Jesse Ellen Davie-Kessler
jdavie at STANFORD.EDU
Tue Jan 24 01:37:30 UTC 2012
Hi all,
I am seeking faculty and graduate students interested in joining a panel that explores how anthropologists might use ethnographic method to illuminate embodied sensations of the divine. The panel abstract is included below. Please send a 250 word abstract (and any questions) to Jesse Davie-Kessler (jdavie at stanford.edu) by Friday, March 9, 2012. Thank you!
Best,
Jesse
Panel Abstract:
Anthropologists of religion face a dilemma: the divine object defining informants’ religious lives eludes our analytic grasp. The experiential evidence of spirits and gods lies outside the bounds of ethnographic certainty, which grounds itself in replicable, material evidence. For this reason, immaterial deities often disappear altogether from anthropological studies of religion. How, this panel asks, might ethnographic method illuminate others’ embodied sensations of the divine? What analytic spaces do gods and spirits already occupy in ethnographies of religion, and what do these spaces teach anthropologists about the limits and possibilities of understanding spirit-centered life-worlds? These questions are energized by the recent work of anthropologists of religion who bring a critical eye to the cultural and epistemological boundaries and bridges mediating scholars’ relationships to ethnographic subjects. This growing body of literature sharpens anthropologists' analytic tools against various forms of alterity that surface in the study of religion, addressing Western assumptions about language, materiality, and personhood. Building on this epistemological, self-reflexive approach to the study of religion, this panel takes the incommensurability between religious sensation and ethnographic analysis as a productive starting point for the study of spiritual life-forms.
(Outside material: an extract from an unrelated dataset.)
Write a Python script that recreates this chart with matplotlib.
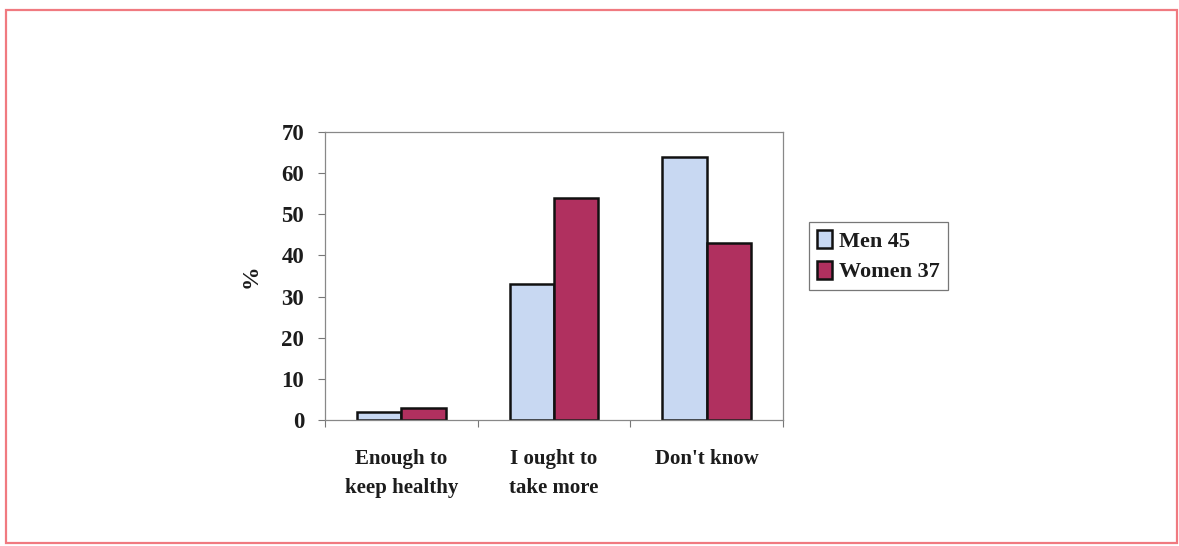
import numpy as np
import matplotlib
matplotlib.use("Agg")
import matplotlib.pyplot as plt
from matplotlib.patches import Rectangle

plt.rcParams['font.family'] = ['Liberation Serif', 'DejaVu Serif']
plt.rcParams['font.weight'] = 'bold'

categories = ["Enough to\nkeep healthy", "I ought to\ntake more", "Don't know"]
series_names = ["Men 45", "Women 37"]
men = [2, 33, 64]
women = [3, 54, 43]
yticks = [0, 10, 20, 30, 40, 50, 60, 70]

col_men = "#c8d8f2"
col_women = "#b0305f"
ink = "#1c1c1c"

fig = plt.figure(figsize=(11.79, 5.46), dpi=100)
fig.patch.set_facecolor("white")

# pale red frame around the whole figure
fig.patches.append(Rectangle((6 / 1179, 3 / 546), 1171 / 1179, 533 / 546,
                             transform=fig.transFigure, fill=False,
                             edgecolor="#f07a80", linewidth=1.6))

ax = fig.add_axes([0.2757, 0.2308, 0.3884, 0.5275])

x = np.arange(len(categories))
w = 0.29
ax.bar(x - w / 2, men, w, color=col_men, edgecolor="#111111", linewidth=1.8,
       label=series_names[0])
ax.bar(x + w / 2, women, w, color=col_women, edgecolor="#111111", linewidth=1.8,
       label=series_names[1])

ax.set_xlim(-0.5, len(categories) - 0.5)
ax.set_ylim(0, 70)
ax.set_yticks(yticks)
ax.set_yticklabels([str(t) for t in yticks], fontsize=16.5, color=ink)

# category ticks sit between the groups
ax.set_xticks(np.arange(len(categories) + 1) - 0.5)
ax.set_xticklabels([])
ax.set_xticks(x, minor=True)
ax.set_xticklabels(categories, minor=True, fontsize=15, color=ink,
                   linespacing=1.6)
ax.tick_params(axis='x', which='minor', length=0, pad=21)
ax.tick_params(axis='x', which='major', length=5, color="#777777", width=0.8)
ax.tick_params(axis='y', length=5, color="#777777", width=0.8, pad=10)

for s in ax.spines.values():
    s.set_color("#888888")
    s.set_linewidth(0.9)

ax.set_ylabel("%", fontsize=17, fontweight="bold", color=ink, labelpad=14)

leg = ax.legend(loc="center left", bbox_to_anchor=(1.057, 0.569),
                borderaxespad=0, fontsize=16, frameon=True, fancybox=False,
                handlelength=0.7, handleheight=0.9, handletextpad=0.3,
                borderpad=0.35, labelspacing=0.4)
leg.get_frame().set_edgecolor("#555555")
leg.get_frame().set_linewidth(0.9)
for t in leg.get_texts():
    t.set_color(ink)

fig.savefig("out.png", dpi=100, facecolor="white")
How do linguistic ideologies structure approaches to spiritual experience and spirits themselves? How do ethnographers address the felt perceptions of religious practitioners, and to what effect? What is the relationship between historically and culturally specific categories and sensate objects? While the papers in this panel focus on making analytic space for immaterial beings, they speak to anthropologists across the discipline, addressing key questions surrounding the translation of sensory evidence into written prose.